[start of DATA PROVIDED]

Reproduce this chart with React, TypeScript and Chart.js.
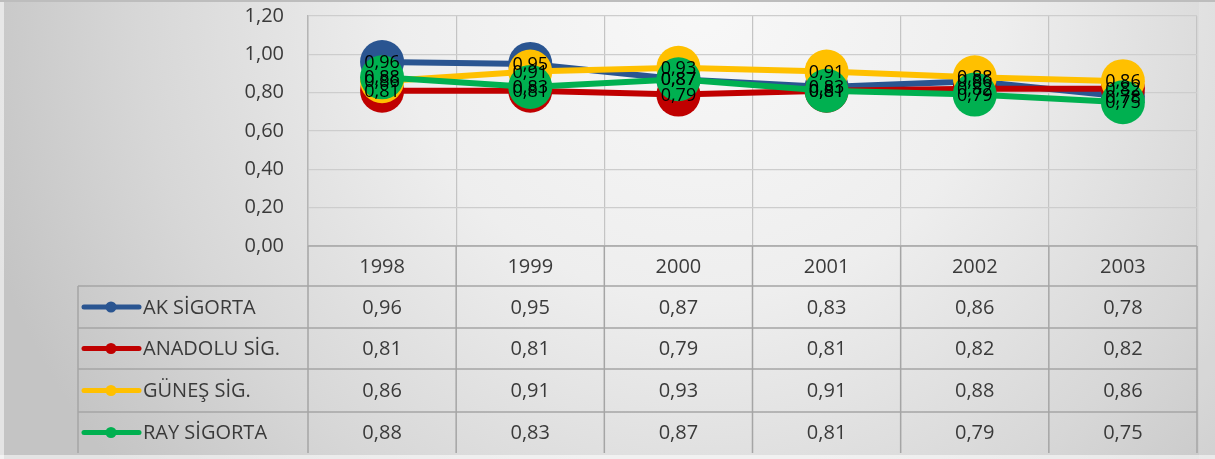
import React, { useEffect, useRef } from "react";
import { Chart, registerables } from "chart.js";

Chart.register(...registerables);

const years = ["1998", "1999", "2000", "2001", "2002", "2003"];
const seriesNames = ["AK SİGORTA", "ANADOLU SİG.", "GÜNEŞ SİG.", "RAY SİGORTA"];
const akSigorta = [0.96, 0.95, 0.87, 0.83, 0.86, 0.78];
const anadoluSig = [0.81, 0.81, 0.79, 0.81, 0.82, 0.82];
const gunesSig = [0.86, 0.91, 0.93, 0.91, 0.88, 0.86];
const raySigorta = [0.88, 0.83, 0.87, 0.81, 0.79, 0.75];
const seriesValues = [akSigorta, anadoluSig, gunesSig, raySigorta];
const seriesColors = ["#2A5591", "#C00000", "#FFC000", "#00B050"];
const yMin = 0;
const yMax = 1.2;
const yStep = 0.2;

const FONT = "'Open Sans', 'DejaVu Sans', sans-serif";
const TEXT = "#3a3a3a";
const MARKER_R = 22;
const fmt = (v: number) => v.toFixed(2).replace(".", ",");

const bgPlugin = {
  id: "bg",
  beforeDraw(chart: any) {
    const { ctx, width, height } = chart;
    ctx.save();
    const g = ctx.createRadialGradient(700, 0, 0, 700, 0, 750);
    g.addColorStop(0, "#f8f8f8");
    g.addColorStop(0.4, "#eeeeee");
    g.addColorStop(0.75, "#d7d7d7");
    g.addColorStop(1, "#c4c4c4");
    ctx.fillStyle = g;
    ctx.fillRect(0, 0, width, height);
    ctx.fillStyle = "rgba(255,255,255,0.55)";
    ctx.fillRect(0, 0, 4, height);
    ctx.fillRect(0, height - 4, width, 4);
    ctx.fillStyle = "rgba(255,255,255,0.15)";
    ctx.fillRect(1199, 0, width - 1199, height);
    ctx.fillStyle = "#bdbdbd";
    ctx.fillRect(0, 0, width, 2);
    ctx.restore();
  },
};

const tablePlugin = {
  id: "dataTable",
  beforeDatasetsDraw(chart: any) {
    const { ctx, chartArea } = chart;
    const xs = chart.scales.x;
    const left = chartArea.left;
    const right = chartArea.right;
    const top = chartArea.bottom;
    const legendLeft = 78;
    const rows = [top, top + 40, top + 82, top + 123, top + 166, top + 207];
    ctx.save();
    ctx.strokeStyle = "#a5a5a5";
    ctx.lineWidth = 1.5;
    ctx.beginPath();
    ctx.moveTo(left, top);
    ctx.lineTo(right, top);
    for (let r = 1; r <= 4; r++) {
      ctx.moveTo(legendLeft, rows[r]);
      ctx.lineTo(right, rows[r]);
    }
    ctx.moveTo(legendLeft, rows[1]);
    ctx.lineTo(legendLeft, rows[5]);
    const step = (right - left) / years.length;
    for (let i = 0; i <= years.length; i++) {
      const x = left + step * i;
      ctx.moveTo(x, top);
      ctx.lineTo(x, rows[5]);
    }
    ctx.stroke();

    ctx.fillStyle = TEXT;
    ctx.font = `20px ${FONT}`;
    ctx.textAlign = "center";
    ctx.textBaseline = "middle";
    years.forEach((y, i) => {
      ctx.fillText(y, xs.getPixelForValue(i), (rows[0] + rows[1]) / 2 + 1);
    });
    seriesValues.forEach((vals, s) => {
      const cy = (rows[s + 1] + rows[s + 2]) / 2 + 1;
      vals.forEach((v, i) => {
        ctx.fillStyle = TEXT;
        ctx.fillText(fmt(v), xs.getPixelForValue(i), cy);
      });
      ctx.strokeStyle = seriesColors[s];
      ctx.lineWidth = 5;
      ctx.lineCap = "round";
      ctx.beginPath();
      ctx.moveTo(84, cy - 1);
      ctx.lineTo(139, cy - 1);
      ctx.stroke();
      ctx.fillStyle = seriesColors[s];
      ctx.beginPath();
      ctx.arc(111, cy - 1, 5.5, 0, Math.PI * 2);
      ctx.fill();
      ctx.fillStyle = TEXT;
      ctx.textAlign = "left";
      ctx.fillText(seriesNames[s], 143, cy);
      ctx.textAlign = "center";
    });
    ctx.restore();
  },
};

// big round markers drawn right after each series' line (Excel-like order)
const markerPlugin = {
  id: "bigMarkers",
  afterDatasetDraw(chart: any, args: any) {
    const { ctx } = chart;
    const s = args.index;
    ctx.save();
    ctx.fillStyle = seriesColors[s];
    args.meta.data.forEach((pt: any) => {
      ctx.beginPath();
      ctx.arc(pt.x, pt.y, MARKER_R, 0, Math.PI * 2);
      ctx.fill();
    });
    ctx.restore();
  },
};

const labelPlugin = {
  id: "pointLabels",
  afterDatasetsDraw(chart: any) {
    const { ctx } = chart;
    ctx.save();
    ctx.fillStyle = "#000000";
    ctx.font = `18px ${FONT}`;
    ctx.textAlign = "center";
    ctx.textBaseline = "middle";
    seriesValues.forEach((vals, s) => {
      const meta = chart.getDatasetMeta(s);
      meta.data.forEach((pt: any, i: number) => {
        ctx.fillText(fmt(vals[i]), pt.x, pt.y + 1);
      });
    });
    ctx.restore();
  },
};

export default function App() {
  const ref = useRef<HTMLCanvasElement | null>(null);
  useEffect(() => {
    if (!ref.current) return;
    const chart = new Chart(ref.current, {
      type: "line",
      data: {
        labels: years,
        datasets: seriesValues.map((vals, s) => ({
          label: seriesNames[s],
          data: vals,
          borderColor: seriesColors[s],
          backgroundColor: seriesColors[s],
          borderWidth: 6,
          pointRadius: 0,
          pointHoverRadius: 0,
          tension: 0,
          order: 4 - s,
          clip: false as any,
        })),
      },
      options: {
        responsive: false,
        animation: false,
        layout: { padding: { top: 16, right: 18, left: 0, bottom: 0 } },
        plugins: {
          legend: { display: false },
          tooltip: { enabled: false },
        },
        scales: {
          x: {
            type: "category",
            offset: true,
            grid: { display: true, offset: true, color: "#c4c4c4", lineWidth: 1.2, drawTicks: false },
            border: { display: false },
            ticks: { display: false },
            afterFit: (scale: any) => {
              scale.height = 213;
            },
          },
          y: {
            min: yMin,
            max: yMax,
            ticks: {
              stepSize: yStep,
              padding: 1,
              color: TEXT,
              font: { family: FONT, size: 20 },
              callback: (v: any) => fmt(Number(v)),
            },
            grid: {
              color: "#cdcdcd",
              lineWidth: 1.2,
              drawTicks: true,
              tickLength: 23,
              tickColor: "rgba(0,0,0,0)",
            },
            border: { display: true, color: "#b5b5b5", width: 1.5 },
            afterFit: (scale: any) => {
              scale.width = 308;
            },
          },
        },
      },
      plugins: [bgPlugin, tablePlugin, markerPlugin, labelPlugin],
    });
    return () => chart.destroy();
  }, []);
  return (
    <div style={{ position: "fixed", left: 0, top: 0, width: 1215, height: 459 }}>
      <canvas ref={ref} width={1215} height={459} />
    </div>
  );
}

[end of DATA PROVIDED]

* [EXERCISE OBJECTIVE]: Output exactly the span of lines from the top of the listing through the line holding "Chart.register(...registerables);", and leave every picture out.

* [ANSWER IN FULL]:
Reproduce this chart with React, TypeScript and Chart.js.
import React, { useEffect, useRef } from "react";
import { Chart, registerables } from "chart.js";

Chart.register(...registerables);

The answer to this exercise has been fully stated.